The financial hardship associated with waiting for SSDI benefits to go through
[24;19] “People don’t have a lot of savings in reserves. If you are the average person making the average salary, you don’t have cash in the bank to keep you floating, keep you going for 12-24 months. That struggle to survive during that period while you are waiting to get approved for benefits takes a tremendous toll on people, emotionally, and physically. Everything is amplified because you’re worried about having a place to live, having heat, you’re worried about all kinds of things . . .

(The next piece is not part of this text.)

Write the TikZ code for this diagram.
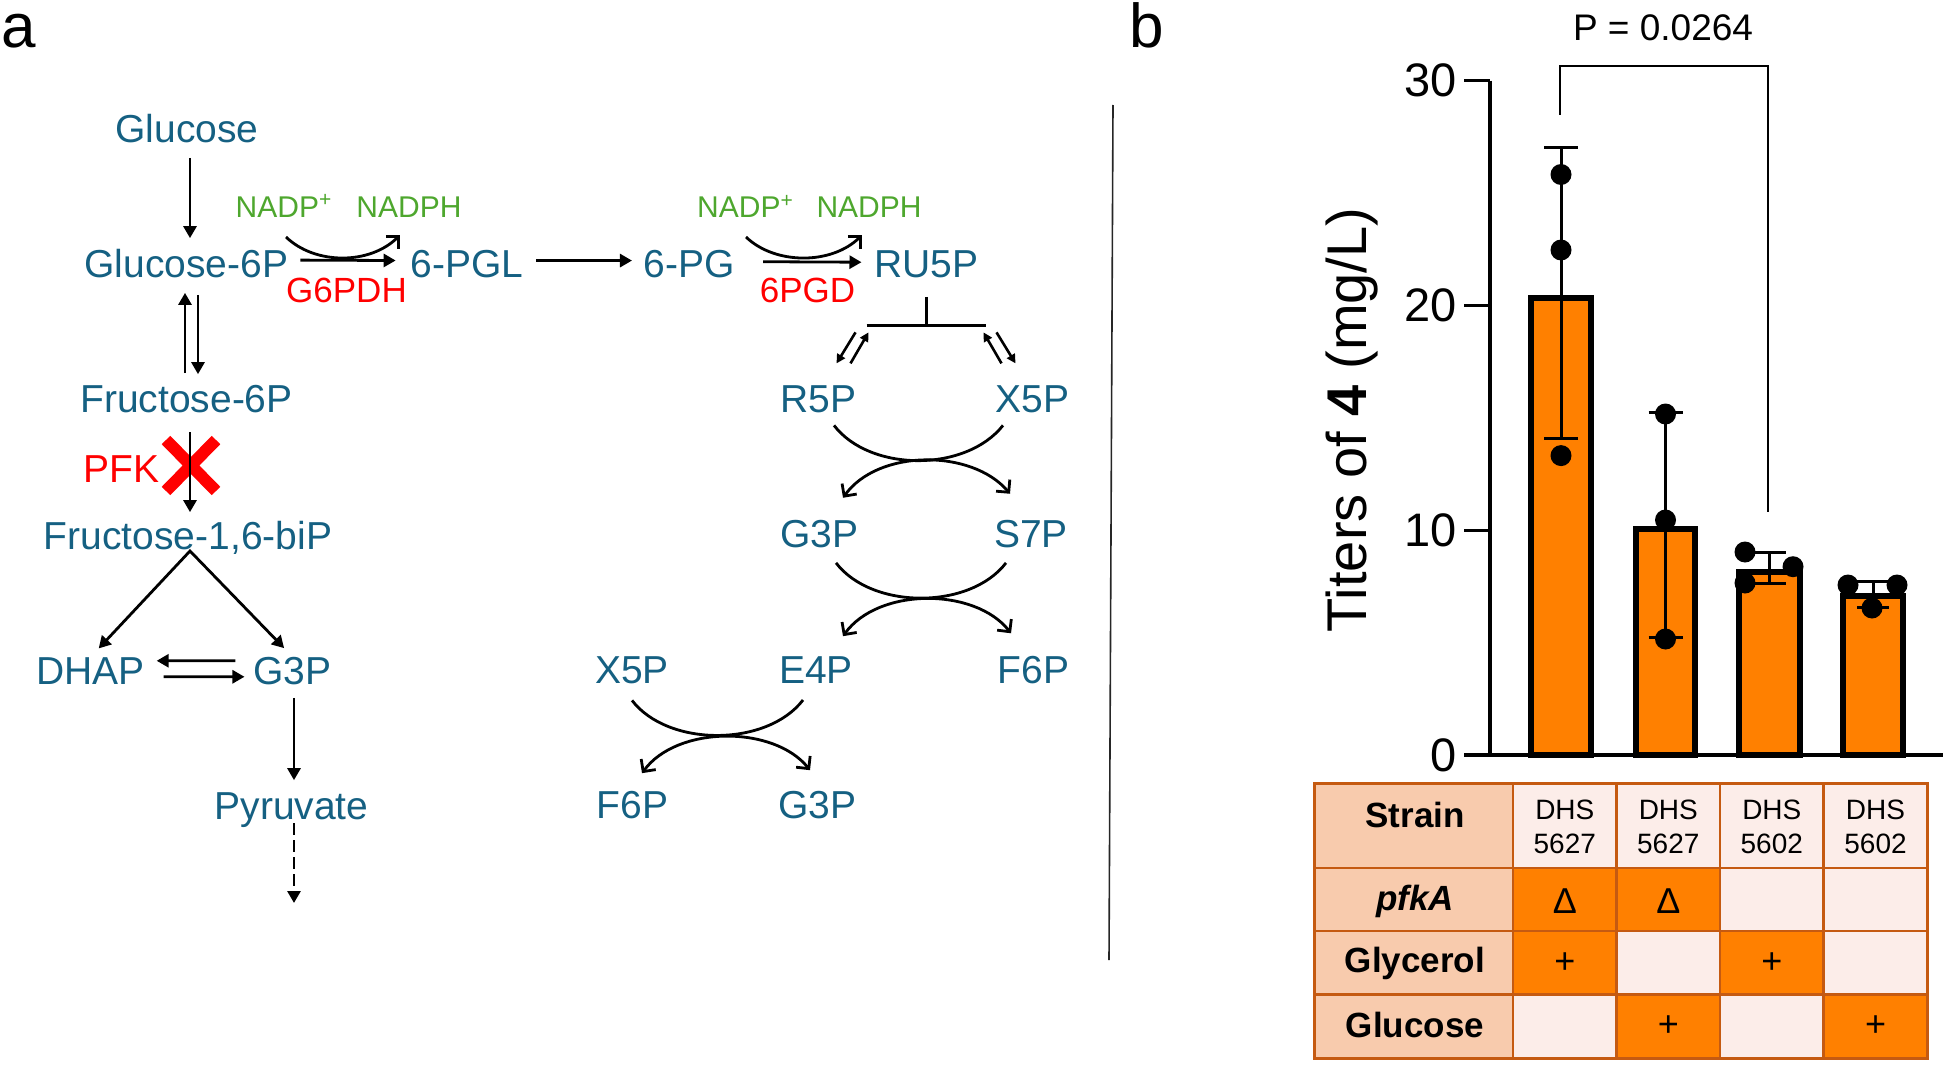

“One of the very first cases we won at Citizens Disability (when we started in 2010), the retroactive reward that the claimant got was able to get his house out of foreclosure. He was a week away from being thrown out of his home that he had been in for 20 years. Because he was awarded benefits he was able to get enough money to get current on his mortgage, but if it had been one more week he would have been homeless.”
Key Takeaways
[28:02] “For me it’s awareness of folks who are struggling with physical and mental problems that are preventing them from working. That there is a program, that there are people, who can help them. And that there is light at the end of that tunnel — they just have to stick through it and make it to the end.
“Maybe, even more importantly, it’s to make folks who have family members or friends who are going through this process to be aware of and to think about what those folks might be going through. To place themselves in their shoes and to be available and to be a resource. To be helpful and supportive and to do what they can so the folks dealing with the disabilities can feel support enough to make it through the end.”